**Brief**
Your reply should be one number: the count of lines holding the word "this".

**Supplied data**
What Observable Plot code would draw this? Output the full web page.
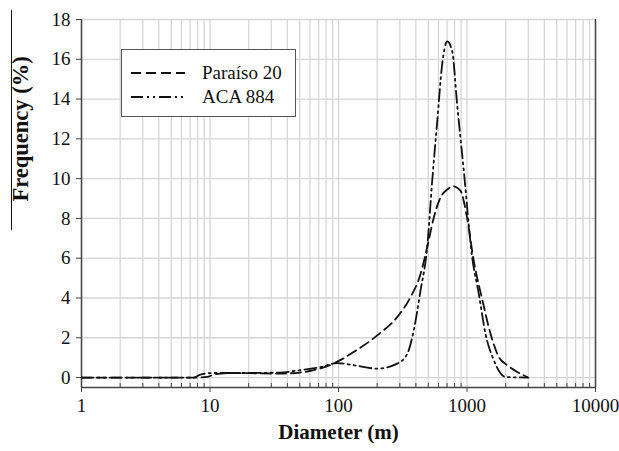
<!DOCTYPE html>
<html><head><meta charset="utf-8">
<script src="https://cdn.jsdelivr.net/npm/d3@7"></script>
<script src="https://cdn.jsdelivr.net/npm/@observablehq/plot@0.6"></script>
<style>
body{margin:0;background:#fff;}
#wrap{position:relative;width:619px;height:451px;font-family:"Liberation Serif","Times New Roman",serif;}
#legend{position:absolute;left:121px;top:49px;width:173px;height:66px;border:1.3px solid #555;background:#fff;}
.row{position:absolute;left:9px;height:24px;display:flex;align-items:center;}
.row span{margin-left:17px;font-size:19px;color:#111;}
#overline{position:absolute;left:10.5px;top:10px;width:1.4px;height:220px;background:#111;}
</style></head>
<body><div id="wrap"><div id="chart"></div><div id="overline"></div><div id="legend"></div></div>
<script>
// Diameter values (m) and frequency (%)
const paraisoD = [1, 2, 5, 8, 9.5, 10.7, 14.4, 20, 35, 50, 64, 89, 131, 200, 286, 363, 435, 490, 552, 622, 700, 780, 890, 1000, 1130, 1320, 1524, 1770, 2056, 2460, 2940];
const paraisoF = [0, 0, 0, 0, 0.03, 0.15, 0.23, 0.22, 0.2, 0.25, 0.37, 0.67, 1.28, 2.12, 3.04, 4.04, 5.2, 6.55, 8.05, 9.05, 9.45, 9.62, 9.39, 8.05, 5.85, 3.87, 2.2, 1.03, 0.62, 0.28, 0.03];
const acaD = [1, 2, 5, 7.5, 8.4, 10.7, 19.5, 35, 50, 72.5, 97.6, 131, 200, 286, 343, 385, 435, 490, 536, 587, 641, 701, 767, 839, 944, 1097, 1236, 1393, 1617, 1990, 3000];
const acaF = [0, 0, 0, 0, 0.15, 0.23, 0.23, 0.25, 0.37, 0.53, 0.73, 0.62, 0.45, 0.7, 1.2, 2.37, 4.38, 6.55, 9.89, 12.9, 15.74, 16.9, 16.4, 13.7, 10.4, 6.05, 4.2, 2.2, 0.87, 0.03, 0];
const seriesNames = ["Paraíso 20", "ACA 884"];
const seriesDash = ["10,5", "12,4,2,4,2,4"];
const xTicks = [1, 10, 100, 1000, 10000];
const yTicks = [0, 2, 4, 6, 8, 10, 12, 14, 16, 18];
const minorMult = [2, 3, 4, 5, 6, 7, 8, 9];

const minor = [];
for (const d of [1, 10, 100, 1000]) for (const k of minorMult) minor.push(d * k);
const allGrid = xTicks.concat(minor);

const paraiso = paraisoD.map((d, i) => ({d, f: paraisoF[i]}));
const aca = acaD.map((d, i) => ({d, f: acaF[i]}));
const axisColor = "#444";
const fam = "'Liberation Serif','Times New Roman',serif";

const chart = Plot.plot({
  width: 619, height: 451,
  marginLeft: 81, marginRight: 24, marginTop: 19, marginBottom: 64,
  x: {type: "log", domain: [1, 10000]},
  y: {domain: [-0.5, 18]},
  style: {fontFamily: fam, fontSize: "19px", color: "#111", background: "transparent"},
  marks: [
    Plot.gridX(allGrid, {stroke: "#d6d6d6", strokeOpacity: 1, strokeWidth: 1.3}),
    Plot.gridY(yTicks, {stroke: "#d6d6d6", strokeOpacity: 1, strokeWidth: 1.3}),
    Plot.ruleX(minor, {y1: -0.5, y2: -0.3, stroke: axisColor, strokeWidth: 1}),
    Plot.ruleY([-0.5], {stroke: axisColor, strokeWidth: 1.5}),
    Plot.ruleX([1, 10000], {stroke: axisColor, strokeWidth: 1.5}),
    Plot.axisX(xTicks, {tickSize: 5, tickPadding: 6, tickFormat: d => String(d), label: null, stroke: axisColor, fontFamily: fam, fontSize: 19}),
    Plot.axisY(yTicks, {tickSize: 5, tickPadding: 6, label: null, stroke: axisColor, fontFamily: fam, fontSize: 19}),
    Plot.line(paraiso, {x: "d", y: "f", curve: "monotone-x", stroke: "#111", strokeWidth: 1.8, strokeDasharray: seriesDash[0]}),
    Plot.line(aca, {x: "d", y: "f", curve: "monotone-x", stroke: "#111", strokeWidth: 1.8, strokeDasharray: seriesDash[1]}),
    Plot.text(["Diameter (m)"], {frameAnchor: "bottom", dy: 51, fontWeight: "bold", fontSize: 21, fontFamily: fam, fill: "#111"}),
    Plot.text(["Frequency (%)"], {frameAnchor: "left", dx: -61, dy: -2, rotate: -90, fontWeight: "bold", fontSize: 22.5, fontFamily: fam, fill: "#111"})
  ]
});
document.getElementById("chart").appendChild(chart);

const legend = document.getElementById("legend");
seriesNames.forEach((name, i) => {
  const row = document.createElement("div");
  row.className = "row";
  row.style.top = (11 + i * 24) + "px";
  row.innerHTML = `<svg width="54" height="10"><line x1="0" y1="5" x2="54" y2="5" stroke="#111" stroke-width="1.8" stroke-dasharray="${seriesDash[i]}"/></svg><span>${name}</span>`;
  legend.appendChild(row);
});
</script>
</body></html>
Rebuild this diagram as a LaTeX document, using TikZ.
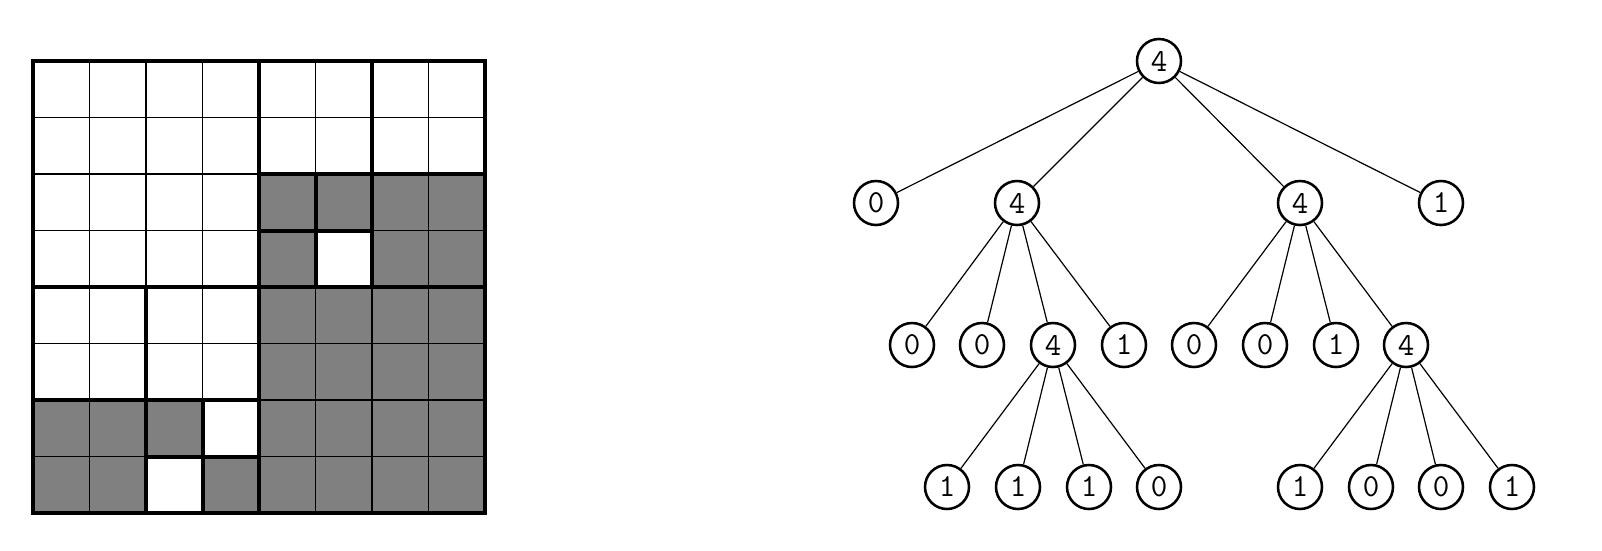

**Written response**
2